HISTCONTROL=ignorespace

_last_command_time () {
    # Get the real time the last command took to run, in seconds.
    #
    # Must be set up in PROMPT_COMMAND to get the correct end time.
    #
    # Uses "history" to get the start time, so won't work properly for
    # duplicate commands if you have "HISTCONTROL=ignoredups" enabled.
    #
    # Records times by history number in global array "COMMAND_TIMES".

    local n prev

    # Get command number and start time in seconds
    read -r n prev _ <<< "$(HISTTIMEFORMAT="%s "; history 1)"

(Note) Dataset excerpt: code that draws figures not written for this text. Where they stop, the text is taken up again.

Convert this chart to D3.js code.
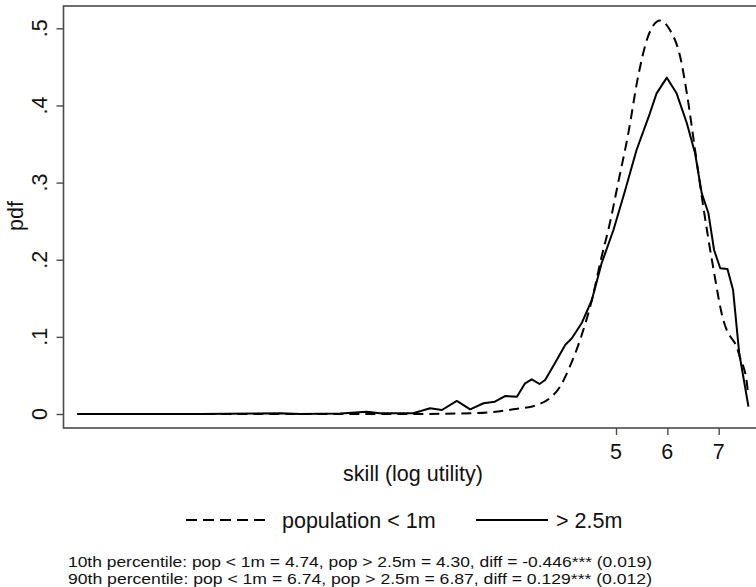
<!DOCTYPE html>
<html>
<head>
<meta charset="utf-8">
<script src="https://cdn.jsdelivr.net/npm/d3@7"></script>
<style>
  html, body { margin: 0; padding: 0; background: #fff; }
  svg { display: block; }
  text { font-family: "Liberation Sans", Arial, Helvetica, sans-serif; fill: #111; }
</style>
</head>
<body>
<svg id="chart" width="756" height="587"></svg>
<script>
// Kernel density estimates of skill (log utility) by city size
const smallSkill = [-5.49, -3.0, 0.0, 1.05, 2.22, 3.00, 3.46, 3.71, 3.91, 4.10, 4.30, 4.53, 4.72, 4.88, 5.04, 5.24, 5.43, 5.60, 5.72, 5.86, 6.05, 6.25, 6.38, 6.54, 6.70, 6.89, 7.09, 7.17, 7.25, 7.35, 7.41, 7.55, 7.57];
const smallPdf   = [0, 0, 0, 0, 0.001, 0.0061, 0.0117, 0.0204, 0.0354, 0.0613, 0.0959, 0.1478, 0.2039, 0.2472, 0.2991, 0.3639, 0.4373, 0.4848, 0.503, 0.510, 0.4978, 0.4632, 0.4157, 0.3422, 0.2687, 0.191, 0.1219, 0.1067, 0.0981, 0.0872, 0.0743, 0.0398, 0.0246];

const largeSkill = [-5.49, -3.10, -1.54, -1.15, -0.37, 0.145, 0.40, 1.05, 1.38, 1.61, 1.90, 2.16, 2.42, 2.64, 2.84, 3.07, 3.23, 3.36, 3.51, 3.62, 3.81, 4.01, 4.14, 4.33, 4.53, 4.72, 4.95, 5.18, 5.40, 5.66, 5.79, 5.99, 6.18, 6.38, 6.54, 6.67, 6.80, 6.91, 7.03, 7.17, 7.28, 7.40, 7.49, 7.58];
const largePdf   = [0, 0, 0.001, 0, 0.0006, 0.003, 0.001, 0.001, 0.0074, 0.0052, 0.0169, 0.0061, 0.0139, 0.016, 0.0233, 0.0224, 0.0398, 0.045, 0.0389, 0.0441, 0.0657, 0.0894, 0.0981, 0.1176, 0.1478, 0.1954, 0.2385, 0.2904, 0.3422, 0.3898, 0.4157, 0.436, 0.4157, 0.3769, 0.338, 0.2861, 0.2602, 0.2126, 0.1889, 0.188, 0.1607, 0.0787, 0.0441, 0.0095];

const xTickValues = [5, 6, 7];
const yTickValues = [0, 0.1, 0.2, 0.3, 0.4, 0.5];
const yTickLabels = ["0", ".1", ".2", ".3", ".4", ".5"];

const seriesNames = ["population < 1m", "> 2.5m"];
const xTitle = "skill (log utility)";
const yTitle = "pdf";
const noteLines = [
  "10th percentile: pop < 1m = 4.74, pop > 2.5m = 4.30, diff = -0.446*** (0.019)",
  "90th percentile: pop < 1m = 6.74, pop > 2.5m = 6.87, diff = 0.129*** (0.012)"
];

const svg = d3.select("#chart");

// plot region
const plot = { left: 63.5, top: 6, right: 762, bottom: 428 };
const x = d3.scaleLinear().domain([5, 7]).range([616, 718.7]);
const y = d3.scaleLinear().domain([0, 0.5]).range([414, 28.3]);

const frameColor = "#4a4a4a";
const fontSize = 21.5;

svg.append("rect")
  .attr("x", plot.left).attr("y", plot.top)
  .attr("width", plot.right - plot.left).attr("height", plot.bottom - plot.top)
  .attr("fill", "none").attr("stroke", frameColor).attr("stroke-width", 1.6);

// y axis
const yAxis = d3.axisLeft(y).tickValues(yTickValues).tickSize(7).tickSizeOuter(0).tickFormat("");
const yg = svg.append("g").attr("transform", `translate(${plot.left},0)`).call(yAxis);
yg.select(".domain").remove();
yg.selectAll(".tick line").attr("stroke", frameColor).attr("stroke-width", 1.4);
yTickValues.forEach((v, i) => {
  svg.append("text")
    .attr("transform", `translate(46.5,${y(v)}) rotate(-90)`)
    .attr("text-anchor", "middle")
    .attr("font-size", fontSize)
    .text(yTickLabels[i]);
});

// x axis
const xAxis = d3.axisBottom(x).tickValues(xTickValues).tickSize(7).tickSizeOuter(0).tickFormat("");
const xg = svg.append("g").attr("transform", `translate(0,${plot.bottom})`).call(xAxis);
xg.select(".domain").remove();
xg.selectAll(".tick line").attr("stroke", frameColor).attr("stroke-width", 1.4);
xTickValues.forEach(v => {
  svg.append("text")
    .attr("x", x(v)).attr("y", 458.5)
    .attr("text-anchor", "middle")
    .attr("font-size", fontSize)
    .text(d3.format("d")(v));
});

// axis titles
svg.append("text")
  .attr("x", 413).attr("y", 480.5)
  .attr("text-anchor", "middle")
  .attr("font-size", fontSize)
  .text(xTitle);
svg.append("text")
  .attr("transform", `translate(22.5,216) rotate(-90)`)
  .attr("text-anchor", "middle")
  .attr("font-size", fontSize)
  .text(yTitle);

// density curves
svg.append("clipPath").attr("id", "plotclip")
  .append("rect").attr("x", plot.left).attr("y", plot.top)
  .attr("width", plot.right - plot.left).attr("height", plot.bottom - plot.top);

const smallData = smallSkill.map((s, i) => [s, smallPdf[i]]);
const largeData = largeSkill.map((s, i) => [s, largePdf[i]]);

const lineSmooth = d3.line().x(d => x(d[0])).y(d => y(d[1])).curve(d3.curveMonotoneX);
const lineRough = d3.line().x(d => x(d[0])).y(d => y(d[1]));

const g = svg.append("g").attr("clip-path", "url(#plotclip)");
g.append("path").datum(largeData)
  .attr("d", lineRough)
  .attr("fill", "none").attr("stroke", "#000").attr("stroke-width", 2)
  .attr("stroke-linejoin", "round");
g.append("path").datum(smallData)
  .attr("d", lineSmooth)
  .attr("fill", "none").attr("stroke", "#000").attr("stroke-width", 2)
  .attr("stroke-dasharray", "10,6");

// legend
const legY = 520;
svg.append("line").attr("x1", 186).attr("x2", 267).attr("y1", legY).attr("y2", legY)
  .attr("stroke", "#000").attr("stroke-width", 2).attr("stroke-dasharray", "11,6");
svg.append("text").attr("x", 282).attr("y", 527.5).attr("font-size", fontSize).text(seriesNames[0]);
svg.append("line").attr("x1", 476).attr("x2", 548).attr("y1", legY).attr("y2", legY)
  .attr("stroke", "#000").attr("stroke-width", 2);
svg.append("text").attr("x", 556).attr("y", 527.5).attr("font-size", fontSize).text(seriesNames[1]);

// two-line note under the legend
noteLines.forEach((t, i) => {
  svg.append("text")
    .attr("font-size", 15)
    .attr("x", 68).attr("y", 566.5 + i * 17)
    .attr("textLength", 584).attr("lengthAdjust", "spacingAndGlyphs")
    .text(t);
});
</script>
</body>
</html>
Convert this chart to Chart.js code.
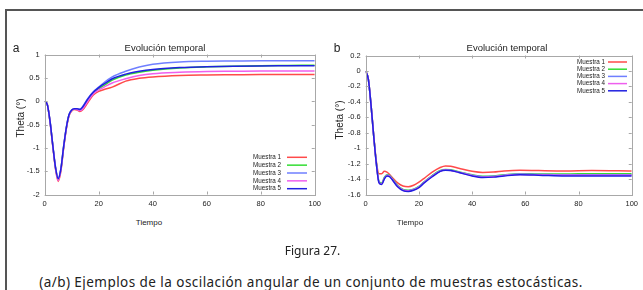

    if ! [[ ${COMMAND_TIMES[$n]} ]]; then  # If it's not already recorded
        COMMAND_TIMES+=( [$n]=$(( $(date +%s) - prev )) )
    fi

    printf 'Last command time: %s\n' "${COMMAND_TIMES[$n]}"
}

PROMPT_COMMAND=_last_command_time
4
  • (1) An earlier draft of this comment began “Today I learned that Bash version 4.1 doesn’t support %s in HISTTIMEFORMAT.  But I dug a little deeper, and discovered that that’s not quite right.  My five-year-old installation of Cygwin came with a version of strftime that doesn’t support %s; therefore, it doesn’t work in Bash.  (Although, curiously, date +%s does work.)  The good news is that your answer doesn’t care.  The bad news is that your answer doesn’t notice, and reports things like “Last command time: 1598908445”. … (Cont’d) Sep 1, 2020 at 23:18
  • (Cont’d) …  Actually, typing a number as a command (e.g., 500000000 -R) interferes amusingly with your code, and some other things (e.g., a command that begins with ., -, * or /, or that contains quoted character(s)) cause it to throw errors. (2) You say that your answer doesn’t issue reports for empty commands, but when I hit Enter (in another system, where %s works), I get “Last command time: nn”, where nn repeats the value from the last non-blank command. Sep 1, 2020 at 23:18
  • @Scott (2) No, I said it accommodates empty commands, meaning it keeps printing the previous value, instead of calculating the time again, incorrectly, like Gilles's method does. I wanted it like that so my PS1 can print the current command number and previous time together. But you could easily modify it to not print the time if it's already in the array. Just move the printf inside the if block.
    – wjandrea
    Sep 2, 2020 at 15:23
  • @Scott (1) I can't reproduce the behaviour with numbers or special characters on Bash 4.4 on WSL Ubuntu 18.04. And of course, I also can't reproduce the behaviour with %s, but it turns out C89 doesn't provide %s, so I guess you can't rely on it. I'm not sure how to fix that. Use GNU strftime I guess?